Using pen and ink, and mixed media, my work creates scenes of unsettled idylls. I use ambiguous space as well as figures and animals running, dancing, and chasing each other through the present day architecture of our world to represent the urban heartbeat. My work tells a story, half imagined, half experienced, always influenced by the cities I’ve lived in, New York, London and Rome.
Peter Pezzimenti is an an American artist and musician whose work spans painting, collage and performance. The work often references itself which adds a silent introspective angle. The artists hobbies and interests are a source for his subjects.

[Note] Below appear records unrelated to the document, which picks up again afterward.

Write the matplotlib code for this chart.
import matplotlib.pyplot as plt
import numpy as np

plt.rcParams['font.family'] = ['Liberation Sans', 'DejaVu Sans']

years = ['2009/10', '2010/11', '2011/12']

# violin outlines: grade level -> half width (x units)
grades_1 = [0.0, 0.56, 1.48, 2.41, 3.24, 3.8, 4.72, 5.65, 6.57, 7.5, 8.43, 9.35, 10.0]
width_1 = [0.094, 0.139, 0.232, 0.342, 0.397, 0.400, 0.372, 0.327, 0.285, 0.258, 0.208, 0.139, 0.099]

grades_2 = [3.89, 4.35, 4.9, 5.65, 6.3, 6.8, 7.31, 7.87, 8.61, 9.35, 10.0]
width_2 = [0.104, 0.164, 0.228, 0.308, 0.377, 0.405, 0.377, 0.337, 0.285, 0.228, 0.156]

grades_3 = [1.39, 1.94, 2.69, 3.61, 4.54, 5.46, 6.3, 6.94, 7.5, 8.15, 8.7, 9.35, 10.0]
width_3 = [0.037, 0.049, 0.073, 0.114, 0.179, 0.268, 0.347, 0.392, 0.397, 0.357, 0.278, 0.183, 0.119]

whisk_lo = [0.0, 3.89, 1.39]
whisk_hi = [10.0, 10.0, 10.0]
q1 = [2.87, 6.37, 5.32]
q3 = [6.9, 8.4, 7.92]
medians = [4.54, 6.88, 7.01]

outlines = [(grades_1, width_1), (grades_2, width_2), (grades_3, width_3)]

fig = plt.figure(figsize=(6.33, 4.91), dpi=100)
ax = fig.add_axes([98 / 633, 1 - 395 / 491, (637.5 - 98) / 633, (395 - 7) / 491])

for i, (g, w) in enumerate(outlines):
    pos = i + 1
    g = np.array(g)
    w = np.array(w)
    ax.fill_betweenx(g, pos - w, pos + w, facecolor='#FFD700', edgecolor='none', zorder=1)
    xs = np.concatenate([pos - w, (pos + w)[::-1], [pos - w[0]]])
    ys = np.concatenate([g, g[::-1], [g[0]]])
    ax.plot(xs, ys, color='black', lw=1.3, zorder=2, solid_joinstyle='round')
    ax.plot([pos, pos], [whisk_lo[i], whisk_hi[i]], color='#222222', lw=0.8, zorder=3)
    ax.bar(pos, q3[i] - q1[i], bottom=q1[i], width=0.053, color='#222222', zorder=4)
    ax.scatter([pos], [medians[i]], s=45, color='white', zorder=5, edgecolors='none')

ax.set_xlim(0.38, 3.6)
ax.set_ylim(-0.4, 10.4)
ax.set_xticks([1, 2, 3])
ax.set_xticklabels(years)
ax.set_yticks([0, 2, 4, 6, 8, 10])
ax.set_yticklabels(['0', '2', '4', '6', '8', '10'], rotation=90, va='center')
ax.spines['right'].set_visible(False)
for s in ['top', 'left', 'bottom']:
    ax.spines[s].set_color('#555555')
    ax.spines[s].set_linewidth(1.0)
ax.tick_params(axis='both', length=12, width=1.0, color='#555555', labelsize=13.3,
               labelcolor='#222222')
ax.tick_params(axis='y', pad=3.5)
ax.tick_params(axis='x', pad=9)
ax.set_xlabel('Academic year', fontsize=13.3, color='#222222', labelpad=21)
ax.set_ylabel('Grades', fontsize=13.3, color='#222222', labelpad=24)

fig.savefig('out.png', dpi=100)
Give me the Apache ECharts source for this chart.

Classical subjects like architecture and the figure appear in modern painting styles, and formal elements like drawing meander in and out of importance.
" I'm not worried about fitting into any context at this point in art history, because I'm most pleased with my studio when the work grows in all directions at once."
Peter Pezzimenti went to the School of Visual Arts and studied under Jack Whitten, Mary Heilman and Luccio Pozzi. His work was shown at Monya Rowe gallery in New York
David Reardon has been drawing and painting his whole life. Almost strictly drawing in black and white charcoal until recently, color and paint are a somewhat new and exciting frontier. The idea of taking a part of himself, putting it out there and seeing if it sticks, continuously inspires David. Prior to creating the image, David comes up with a preliminary idea or feeling wants to communicate. Reardon's work is eclectic, in his words "even disjointed," but the source of his work is simple; joy and pain.
If there is a conceptual thread that links Harvey Weiss's works together it's his impulse to blur boundaries in order to connect disparate realms. His current practice involves photo based work he either collects or shoots digitally, which he marries to other mediums. Improvised methods of painting, drawing, and collage are added in ways to amend images which engage him. Figurative and abstract elements often overlap or merge while conveying themes that have included memory, transcendence, loss, and connection. At the core of his practice he yields to a vague sense of informing how and where to direct the work. This process often leads him to challenge an image's status quo. Weiss' works have been exhibited in the U.S., Canada, and Europe. His publications include "head trip," and "This is Where We are Spending the Afternoon," (available at Blurb.com.) He holds an MFA from the School of the Art Institute of Chicago. Born in New York City, he grew up in Miami, Florida, and currently lives in the Hudson Valley.